Prudie and Spikeybush have, perhaps unwittingly, identified the problem.
Germany, in particular, will not allow the value of the Euro to fall. It suits them to have a strong currency and the structure of the Eurozone is designed almost exclusively for their economy (and to a lesser degree that of France). The lesser Eurozone nations have been reeled into the scam that is the Euro. They have borrowed huge sums - far more than they could ever be expected to repay - at interest rates far below those they would have paid had they kept their own currencies. (Those interest rates were “Euro-wide” rates, designed to suit Germany). Germany did very well out of this by selling goods and services to those countries who used their cheaply borrowed money.

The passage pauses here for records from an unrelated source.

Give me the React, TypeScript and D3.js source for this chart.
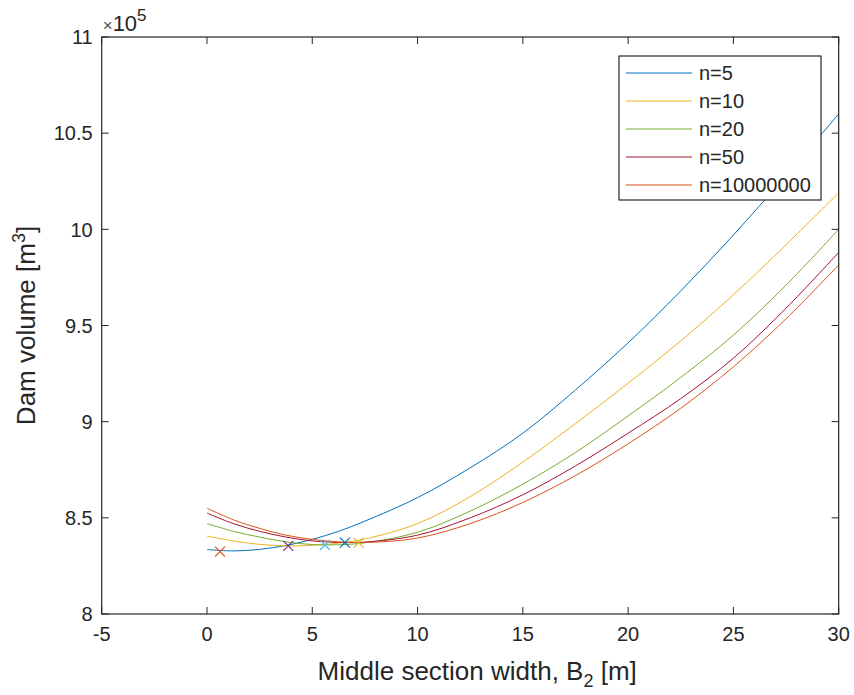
import React, { useEffect, useRef } from "react";
import * as d3 from "d3";

// Middle section width B2 [m]
const widths = [0, 1.25, 2.5, 3.75, 5, 6.25, 7.5, 10, 12.5, 15, 17.5, 20, 22.5, 25, 27.5, 30];

// Dam volume in units of 1e5 m^3
const volN5 = [8.335, 8.328, 8.336, 8.356, 8.388, 8.43, 8.483, 8.605, 8.76, 8.94, 9.165, 9.41, 9.68, 9.97, 10.28, 10.6];
const volN10 = [8.405, 8.38, 8.362, 8.354, 8.357, 8.368, 8.39, 8.47, 8.61, 8.79, 8.99, 9.2, 9.42, 9.66, 9.92, 10.19];
const volN20 = [8.47, 8.43, 8.4, 8.375, 8.361, 8.36, 8.37, 8.425, 8.535, 8.675, 8.84, 9.03, 9.23, 9.45, 9.71, 10.0];
const volN50 = [8.525, 8.47, 8.43, 8.4, 8.38, 8.372, 8.374, 8.41, 8.5, 8.62, 8.77, 8.94, 9.12, 9.33, 9.59, 9.88];
const volNInf = [8.55, 8.49, 8.445, 8.41, 8.388, 8.375, 8.372, 8.395, 8.47, 8.58, 8.72, 8.885, 9.07, 9.285, 9.535, 9.815];

const seriesNames = ["n=5", "n=10", "n=20", "n=50", "n=10000000"];
const seriesValues = [volN5, volN10, volN20, volN50, volNInf];

// minimum of each curve (marked with x)
const minWidths = [0.62, 3.86, 5.6, 6.55, 7.2];
const minVolumes = [8.324, 8.354, 8.359, 8.371, 8.371];

const xTicks = [-5, 0, 5, 10, 15, 20, 25, 30];
const yTicks = [8, 8.5, 9, 9.5, 10, 10.5, 11];

// MATLAB default colour order
const lineColors = ["#0072BD", "#EDB120", "#77AC30", "#A2142F", "#D95319"];
const markerColors = ["#D95319", "#7E2F8E", "#4DBEEE", "#0072BD", "#EDB120"];

const W = 854;
const H = 695;
const FONT = "'Liberation Sans', Arial, sans-serif";
const AXIS = "#262626";

const App = () => {
  const ref = useRef<SVGSVGElement>(null);

  useEffect(() => {
    document.body.style.margin = "0";
    const svg = d3.select(ref.current);
    svg.selectAll("*").remove();

    const left = 101.7, right = 838.7, top = 37, bottom = 614;

    const x = d3.scaleLinear().domain([-5, 30]).range([left, right]);
    const y = d3.scaleLinear().domain([8, 11]).range([bottom, top]);

    svg.append("rect").attr("width", W).attr("height", H).attr("fill", "#fff");

    // curves
    const line = d3
      .line<number>()
      .x((d, i) => x(widths[i]))
      .y((d) => y(d))
      .curve(d3.curveCatmullRom.alpha(0.5));

    seriesValues.forEach((vals, i) => {
      svg
        .append("path")
        .datum(vals)
        .attr("fill", "none")
        .attr("stroke", lineColors[i])
        .attr("stroke-width", 1)
        .attr("d", line);
    });

    // x markers at minimum
    const s = 5;
    minWidths.forEach((b, i) => {
      const cx = x(b), cy = y(minVolumes[i]);
      svg
        .append("path")
        .attr("d", `M${cx - s},${cy - s}L${cx + s},${cy + s}M${cx - s},${cy + s}L${cx + s},${cy - s}`)
        .attr("stroke", markerColors[i])
        .attr("stroke-width", 1.2)
        .attr("fill", "none");
    });

    // axes box
    svg
      .append("rect")
      .attr("x", left)
      .attr("y", top)
      .attr("width", right - left)
      .attr("height", bottom - top)
      .attr("fill", "none")
      .attr("stroke", AXIS)
      .attr("stroke-width", 1.2);

    const tl = 7;
    const g = svg.append("g").attr("stroke", AXIS).attr("stroke-width", 1);
    xTicks.forEach((t) => {
      g.append("line").attr("x1", x(t)).attr("x2", x(t)).attr("y1", bottom).attr("y2", bottom - tl);
      g.append("line").attr("x1", x(t)).attr("x2", x(t)).attr("y1", top).attr("y2", top + tl);
    });
    yTicks.forEach((t) => {
      g.append("line").attr("x1", left).attr("x2", left + tl).attr("y1", y(t)).attr("y2", y(t));
      g.append("line").attr("x1", right).attr("x2", right - tl).attr("y1", y(t)).attr("y2", y(t));
    });

    const txt = svg.append("g").attr("font-family", FONT).attr("fill", AXIS);

    xTicks.forEach((t) => {
      txt
        .append("text")
        .attr("x", x(t))
        .attr("y", 641)
        .attr("text-anchor", "middle")
        .attr("font-size", 20)
        .text(String(t));
    });
    yTicks.forEach((t) => {
      txt
        .append("text")
        .attr("x", left - 9)
        .attr("y", y(t))
        .attr("dy", "0.36em")
        .attr("text-anchor", "end")
        .attr("font-size", 20)
        .text(String(t));
    });

    // exponent
    const ex = txt.append("text").attr("x", left + 1).attr("y", 31).attr("font-size", 22);
    ex.append("tspan").attr("font-size", 17).attr("fill", "#555").text("\u00d7");
    ex.append("tspan").text("10");
    ex.append("tspan").attr("font-size", 17).attr("dy", -10).text("5");

    // x label
    const xl = txt
      .append("text")
      .attr("x", (left + right) / 2 + 7)
      .attr("y", 680)
      .attr("text-anchor", "middle")
      .attr("font-size", 26);
    xl.append("tspan").text("Middle section width, B");
    xl.append("tspan").attr("font-size", 18).attr("dy", 7).text("2");
    xl.append("tspan").attr("dy", -7).text(" [m]");

    // y label
    const yl = txt
      .append("text")
      .attr("transform", `translate(35,${(top + bottom) / 2}) rotate(-90)`)
      .attr("text-anchor", "middle")
      .attr("font-size", 26);
    yl.append("tspan").text("Dam volume [m");
    yl.append("tspan").attr("font-size", 18).attr("dy", -10).text("3");
    yl.append("tspan").attr("dy", 10).text("]");

    // legend
    const lx = 619, ly = 56, lw = 202, lh = 144;
    const leg = svg.append("g");
    leg
      .append("rect")
      .attr("x", lx)
      .attr("y", ly)
      .attr("width", lw)
      .attr("height", lh)
      .attr("fill", "#fff")
      .attr("stroke", AXIS)
      .attr("stroke-width", 1.2);
    seriesNames.forEach((name, i) => {
      const yy = 73 + i * 28;
      leg
        .append("line")
        .attr("x1", 626)
        .attr("x2", 692)
        .attr("y1", yy)
        .attr("y2", yy)
        .attr("stroke", lineColors[i])
        .attr("stroke-width", 1.2);
      leg
        .append("text")
        .attr("x", 699)
        .attr("y", yy)
        .attr("dy", "0.36em")
        .attr("font-family", FONT)
        .attr("font-size", 20)
        .attr("fill", AXIS)
        .text(name);
    });
  }, []);

  return <svg ref={ref} width={W} height={H} style={{ display: "block" }}></svg>;
};

export default App;
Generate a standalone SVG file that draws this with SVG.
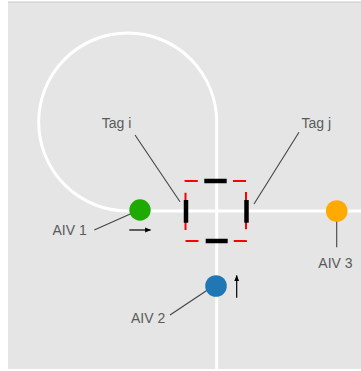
<svg xmlns="http://www.w3.org/2000/svg" width="361" height="371" viewBox="0 0 361 371">
<defs>
<style>
.track{fill:none;stroke:#ffffff;stroke-width:3}
.lead{stroke:#444444;stroke-width:1.1;fill:none}
.lbl{font-family:"Liberation Sans",Arial,sans-serif;font-size:14px;fill:#5a5a5a}
.tag{stroke:#000000;stroke-width:4.5;fill:none}
.mv{stroke:#000000;stroke-width:1.2;fill:none}
.box{fill:none;stroke:#ff0000;stroke-width:2;stroke-dasharray:13 11.1}
</style>
<marker id="ah" viewBox="0 0 10 10" refX="9" refY="5" markerWidth="6" markerHeight="6" markerUnits="userSpaceOnUse" orient="auto">
<path d="M0,1 L10,5 L0,9 Z" fill="#000000"/>
</marker>
</defs>
<rect x="0" y="0" width="361" height="371" fill="#ffffff"/>
<rect x="8" y="2" width="353" height="367" fill="#e5e5e5"/>
<line x1="8" y1="2" x2="361" y2="2" stroke="#c9c9c9" stroke-width="1"/>
<g id="track">
<path class="track" d="M216.7,371 L216.7,122 A89,89 0 1 0 127.7,211 L361,211"/>
</g>
<g id="intersection">
<path class="box" d="M185.5,241 H246 V181 H185.5 Z"/>
</g>
<g id="tags">
<line class="tag" x1="204.3" y1="181" x2="226.7" y2="181"/>
<line class="tag" x1="205.7" y1="241" x2="227.7" y2="241"/>
<line class="tag" x1="186" y1="200" x2="186" y2="222.7"/>
<line class="tag" x1="246.5" y1="200" x2="246.5" y2="222.7"/>
</g>
<g id="connectors">
<line class="lead" x1="135" y1="135" x2="180" y2="201.7"/>
<line class="lead" x1="299" y1="132.3" x2="254" y2="204"/>
<line class="lead" x1="94.3" y1="230" x2="137" y2="211"/>
<line class="lead" x1="170" y1="315" x2="212" y2="287"/>
<line class="lead" x1="336.7" y1="212" x2="336.7" y2="247.3"/>
<line class="mv" x1="129.3" y1="230" x2="150.5" y2="230" marker-end="url(#ah)"/>
<line class="mv" x1="236.7" y1="297.7" x2="236.7" y2="275.5" marker-end="url(#ah)"/>
</g>
<g id="aiv1"><circle cx="140" cy="210" r="10.7" fill="#1faa00"/></g>
<g id="aiv2"><circle cx="216" cy="286" r="10.8" fill="#1f77b4"/></g>
<g id="aiv3"><circle cx="336.7" cy="211" r="10.8" fill="#ffaa00"/></g>
<g id="labels">
<text class="lbl" x="101.7" y="128">Tag i</text>
<text class="lbl" x="301.5" y="128">Tag j</text>
<text class="lbl" x="52.5" y="235">AIV 1</text>
<text class="lbl" x="131" y="323">AIV 2</text>
<text class="lbl" x="318.3" y="267.7">AIV 3</text>
</g>
</svg>
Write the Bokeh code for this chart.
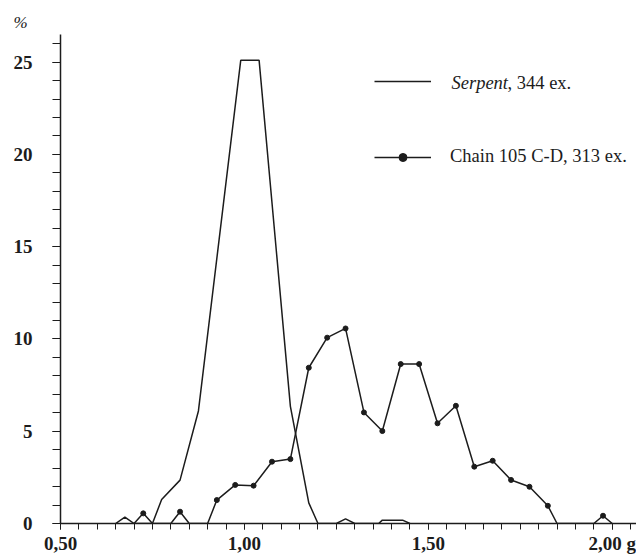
from bokeh.plotting import figure
from bokeh.models import FixedTicker, Legend, LegendItem, Label, Range1d, Title
from bokeh.embed import file_html
from bokeh.resources import INLINE

# ---- data (weight in g, share in %) ----
serpent_g = [0.65, 0.675, 0.70, 0.75, 0.775, 0.825, 0.875, 0.99, 1.04,
             1.125, 1.175, 1.20, 1.25, 1.275, 1.30, 1.365, 1.375, 1.43, 1.45]
serpent_pct = [0, 0.35, 0, 0, 1.3, 2.35, 6.1, 25.1, 25.1,
               6.35, 1.12, 0, 0, 0.25, 0, 0, 0.18, 0.18, 0]

chain_g = [0.725, 0.775, 0.825, 0.875, 0.925, 0.975, 1.025, 1.075, 1.125,
           1.175, 1.225, 1.275, 1.325, 1.375, 1.425, 1.475, 1.525, 1.575,
           1.625, 1.675, 1.725, 1.775, 1.825, 1.875, 1.925, 1.975]
chain_pct = [0.55, 0, 0.64, 0, 1.27, 2.09, 2.05, 3.35, 3.49,
             8.44, 10.07, 10.57, 6.02, 5.01, 8.64, 8.64, 5.43, 6.38,
             3.08, 3.40, 2.36, 1.99, 0.96, 0, 0, 0.42]
half_bin = 0.025

x_major = [0.5, 1.0, 1.5, 2.0]
x_labels = {0.5: "0,50", 1.0: "1,00", 1.5: "1,50", 2.0: "2,00 g"}
x_minor = [0.50, 0.55, 0.60, 0.65, 0.70, 0.75, 0.80, 0.85, 0.90, 0.95, 1.00,
           1.05, 1.10, 1.15, 1.20, 1.25, 1.30, 1.35, 1.40, 1.45, 1.50, 1.55,
           1.60, 1.65, 1.70, 1.75, 1.80, 1.85, 1.90, 1.95, 2.00, 2.05]
y_major = [0, 5, 10, 15, 20, 25]
y_minor = list(range(0, 27))

serpent_label = ("Serpent", ", 344 ex.")
chain_label = "Chain 105 C-D, 313 ex."
y_unit = "%"

# ---- chain polyline: drop to zero at bin edges next to empty bins ----
cx, cy = [], []
for i, (g, v) in enumerate(zip(chain_g, chain_pct)):
    if v > 0:
        if i == 0 or chain_pct[i - 1] == 0:
            cx.append(g - half_bin); cy.append(0)
        cx.append(g); cy.append(v)
        if i == len(chain_g) - 1 or chain_pct[i + 1] == 0:
            cx.append(g + half_bin); cy.append(0)
px = [g for g, v in zip(chain_g, chain_pct) if v > 0]
py = [v for v in chain_pct if v > 0]

FONT = "Liberation Serif"
INK = "#1c1c1c"

p = figure(width=636, height=557, output_backend="svg", toolbar_location=None,
           x_range=Range1d(0.5, 2.066), y_range=Range1d(0, 26.5),
           min_border_left=60, min_border_right=0, min_border_top=34,
           min_border_bottom=34)
p.outline_line_color = None
p.grid.visible = False
p.background_fill_color = "white"

p.add_layout(Title(text=y_unit, align="left", offset=-47, standoff=6,
                   text_font=FONT, text_font_size="17px",
                   text_font_style="italic", text_color=INK), "above")

r_serp = p.line(serpent_g, serpent_pct, line_color=INK, line_width=1.5)
r_chain = p.line(cx, cy, line_color=INK, line_width=1.5)
r_pts = p.scatter(px, py, size=5, fill_color=INK, line_color=INK)

xa = p.xaxis[0]
xa.ticker = FixedTicker(ticks=x_major, minor_ticks=x_minor)
xa.major_label_overrides = x_labels
xa.major_tick_out = 6
xa.major_tick_in = 0
xa.minor_tick_out = 6
xa.minor_tick_in = 0
xa.major_label_standoff = 3
xa.axis_line_width = 1.5
xa.axis_line_color = INK
xa.major_tick_line_color = INK
xa.minor_tick_line_color = INK
xa.major_label_text_font = FONT
xa.major_label_text_font_size = "19px"
xa.major_label_text_font_style = "bold"
xa.major_label_text_color = INK

ya = p.yaxis[0]
ya.ticker = FixedTicker(ticks=y_major, minor_ticks=y_minor)
ya.major_tick_out = 8
ya.major_tick_in = 0
ya.minor_tick_out = 8
ya.minor_tick_in = 0
ya.major_label_standoff = 20
ya.axis_line_width = 1.5
ya.axis_line_color = INK
ya.major_tick_line_color = INK
ya.minor_tick_line_color = INK
ya.major_label_text_font = FONT
ya.major_label_text_font_size = "19px"
ya.major_label_text_font_style = "bold"
ya.major_label_text_color = INK

legend = Legend(items=[LegendItem(label=" ", renderers=[r_serp]),
                       LegendItem(label=chain_label, renderers=[r_chain, r_pts])],
                location=(314, 356), glyph_width=57, glyph_height=20,
                label_height=20, label_standoff=19, spacing=55, padding=0,
                margin=0, border_line_alpha=0, background_fill_alpha=0,
                label_text_font=FONT, label_text_font_size="18.5px",
                label_text_color=INK)
p.add_layout(legend)

p.add_layout(Label(x=391, y=441, x_units="screen", y_units="screen",
                   text=serpent_label[0], text_font=FONT, text_font_size="18.5px",
                   text_font_style="italic", text_baseline="middle",
                   text_color=INK))
p.add_layout(Label(x=447, y=441, x_units="screen", y_units="screen",
                   text=serpent_label[1], text_font=FONT, text_font_size="18.5px",
                   text_baseline="middle", text_color=INK))

open("out.html", "w").write(file_html(p, INLINE))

Now the chickens have come home to roost. Those countries have now become so indebted that it has become (very belatedly) apparent that they must either be “bailed out” with taxpayers’ money or they must go skint. This would not have occurred had they retained their own currencies. Firstly, they would not have been able to borrow such huge sums and the cash they did borrow would have been at considerably higher interest rates. Secondly their currencies would have devalued as their debts increased helping them attract inward investment and sell more of their goods and services as they became cheaper with the devaluation of their currency. That is what variable exchange rates are for.
The Euro was a flawed project from the outset. And the most annoying thing of all is that the politicians who pressed on with it (and in particular allowed the weaker nations to flout the entry criteria in order to join) were warned that the precise circumstances that now prevail were a strong possibility.
They ignored those warnings and pressed on. And everybody is now paying the price for their vanity and folly.